As it becomes harder to find work terms in oil and gas, as well as mining, Naterer said the university has reached out to new sectors.

"The way we've made up for this shortfall is we've pursued other new employers," he said.
"For example, we have over 40 new employers, including Apple, Tesla and others outside the province."


     This is so much easier when you don’t care who you hurt. Translate the above as “We’re sorry we sold you on 4 years of training for jobs we knew weren’t going to exist when you graduated. Hey, tell you what: how about you buy 4 more years of tuition and a degree in another field where maybe there’ll be a job in 4 years?”

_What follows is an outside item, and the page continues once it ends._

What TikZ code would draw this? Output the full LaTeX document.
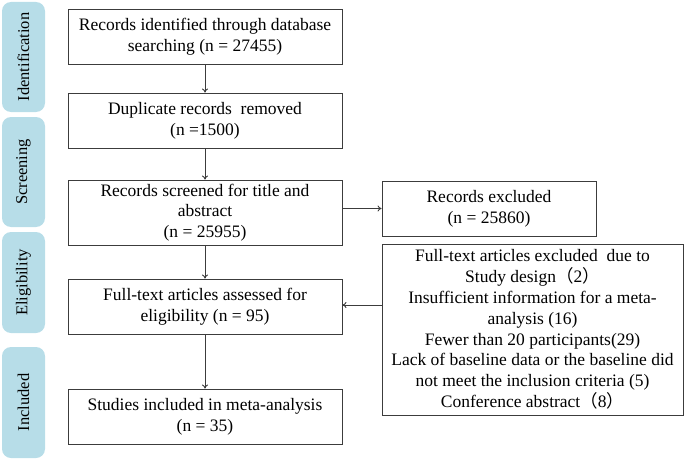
\documentclass[tikz,border=0pt]{standalone}
\usepackage{fontspec}
\setmainfont{Liberation Serif}
\newfontfamily\cjk{Noto Sans CJK SC}
\usetikzlibrary{arrows.meta}
\definecolor{tabblue}{RGB}{183,221,232}
\definecolor{linegray}{RGB}{60,60,60}
\newcommand{\fl}{{\cjk （}}
\newcommand{\fr}{{\cjk ）}}
\begin{document}
\begin{tikzpicture}[x=1pt,y=-1pt,
  every node/.style={font=\fontsize{17.5}{20.8}\selectfont},
  box/.style={draw=linegray, line width=0.9pt, align=center, inner sep=0pt},
  tab/.style={fill=tabblue, rounded corners=9pt, minimum width=43pt, inner sep=0pt},
  tabtext/.style={rotate=90, font=\fontsize{16.5}{19}\selectfont},
  arr/.style={-{To[length=4pt,width=6pt]}, draw=linegray, line width=0.9pt}]
\useasboundingbox (0,0) rectangle (685,460);
% side tabs
\node[tab, minimum height=110pt] (t1) at (23.5,57) {};
\node[tabtext] (t1t) at (t1.center) {Identification};
\node[tab, minimum height=110pt] (t2) at (23.5,172) {};
\node[tabtext] (t2t) at (t2.center) {Screening};
\node[tab, minimum height=101pt] (t3) at (23.5,282.5) {};
\node[tabtext] (t3t) at (t3.center) {Eligibility};
\node[tab, minimum height=111pt] (t4) at (23.5,402.5) {};
\node[tabtext] (t4t) at (t4.center) {Included};
% main column
\node[box, minimum width=274pt, minimum height=55pt] (b1) at (205,36.5) {Records identified through database\\searching (n = 27455)};
\node[box, minimum width=274pt, minimum height=55pt] (b2) at (205,120.5) {Duplicate records\ \ removed\\(n =1500)};
\node[box, minimum width=274pt, minimum height=65pt] (b3) at (205,212.5) {Records screened for title and\\abstract\\(n = 25955)};
\node[box, minimum width=274pt, minimum height=55pt] (b4) at (205,306.5) {Full-text articles assessed for\\eligibility (n = 95)};
\node[box, minimum width=274pt, minimum height=55pt] (b5) at (205,416.5) {Studies included in meta-analysis\\(n = 35)};
% right column
\node[box, minimum width=214pt, minimum height=55pt] (e1) at (489,208.5) {Records excluded\\(n = 25860)};
\node[box, minimum width=301pt, minimum height=171pt] (e2) at (532.5,329.5) {Full-text articles excluded\ \ due to\\Study design\fl 2\fr\\Insufficient information for a meta-\\analysis (16)\\Fewer than 20 participants(29)\\Lack of baseline data or the baseline did\\not meet the inclusion criteria (5)\\Conference abstract\fl 8\fr};
% arrows
\draw[arr] (b1) -- (b2);
\draw[arr] (b2) -- (b3);
\draw[arr] (b3) -- (b4);
\draw[arr] (b4) -- (b5);
\draw[arr] (e1.west -| b3.east) -- (e1.west);
\draw[arr] (e2.west |- 0,305) -- (b4.east |- 0,305);
\end{tikzpicture}
\end{document}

      Look, I know mistakes happen, but before the student loan scam, this sort of bungle was no big deal. Yes, the student might not get the job he wanted, but the school focused on education, not on indebting students, and so the graduate at least left the school with an education, and without life-crushing debt. Nowadays, our students are leaving schools deep in debt, and, all too often, with no education in any form, much less in a form that would pay off that debt.

      Again: I’m for education, I honestly am. I’m just not for indebting our children for a slip of paper that represents nothing and won’t cover the debt.